I leave town early tomorrow morning so I am posting this a little earlier than I normally would.
July 1st is Canadian Independence Day, July 4th is US Independence Day. My great-grandfather Barney, when he entered the US for the first time in 1907, wrote down that his nationality was Canadian. He had likely been living there for 3 years. My suspicion is that he misunderstood the question, but it’s possible that he had officially become a Canadian citizen. This may not have been a complicated process since he was already a British citizen, and Canada wasn’t completely independent yet. On my mother’s side I have several relatives who discovered a need to leave the US and enter Canada in the late 1700s. So there is cause for me to celebrate July 1 as well as July 4.
My ancestral lines have never been shy from taking a stand — but we have often stood separately, from each other, and in some cases, from ourselves.
I am a Son of the Confederacy and of The Union. The Civil War was a war between brothers, and it was common that families split down the middle. (Especially in a border state like Missouri, though my ancestors who wore either blue or grey weren’t living here at the time.) I also have ancestors who fought on both sides of the Revolutionary War - loyalists and revolutionaries (link to a poem I wrote several years ago). One ancestor first went to a revolutionary camp, and after a few weeks, bolted, and joined the loyalist Butler’s Rangers. It’s not clear if it was a change of heart/mind, or if he discovered like the lost student he was in the wrong classroom.

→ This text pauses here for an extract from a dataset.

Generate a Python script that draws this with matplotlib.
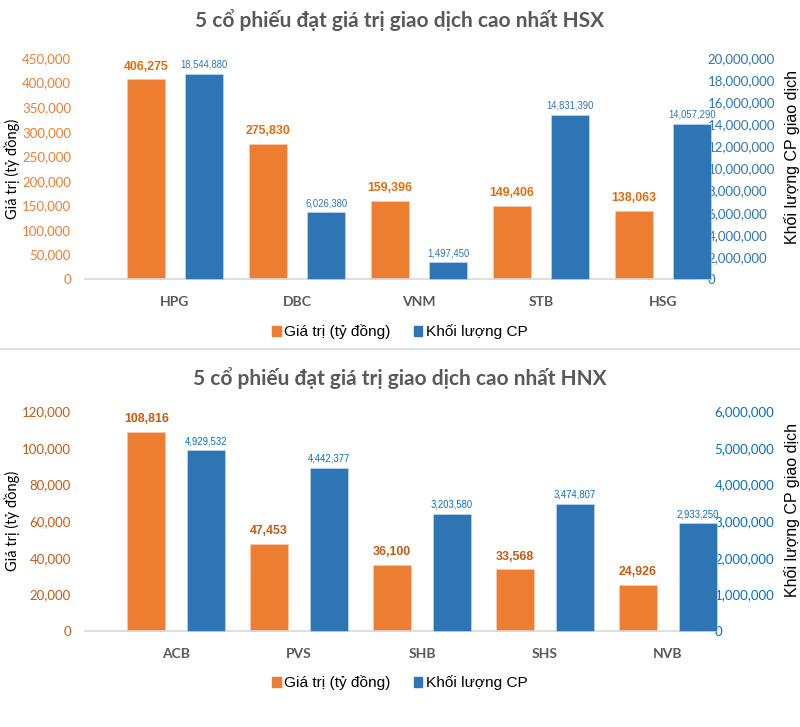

Naturally, the Loyalists are those I mentioned above who found the need to speed over to Canada when the war was over.
We weren’t of divided mind during WWII. Both grandfathers and multiple great-uncles fought with the Allied Powers in various theaters. My father lost an uncle in France, and several relatives of my mother, who had remained in Romania, died in the concentration camps. I expect more relatives died there than we know, it’s just that much of our family genealogy stops on the border of the US, and we don’t know who remained. In my mom’s case, there were two survivors who migrated to Israel and started doing the research themselves to find us.
This first through fourth of July myself, my siblings, my parents, uncles, aunts and first-cousins will all be together, celebrating, in Costa Rica. We may not like the current administration, but this is no protest. We gather every few years for a reunion, in different locales, and we sought an extended-holiday weekend to plan around.
At these reunions, my parents’ generation always leads a discussion of family history. Passing on the stories they’ve been told, or have witnessed. I’m going to be expected to speak this year on my recent research. I shouldn’t be nervous; it’s my family. I’ve recited poetry in front of strangers. But then again — strangers are more forgiving (or at least more forgetful) than family.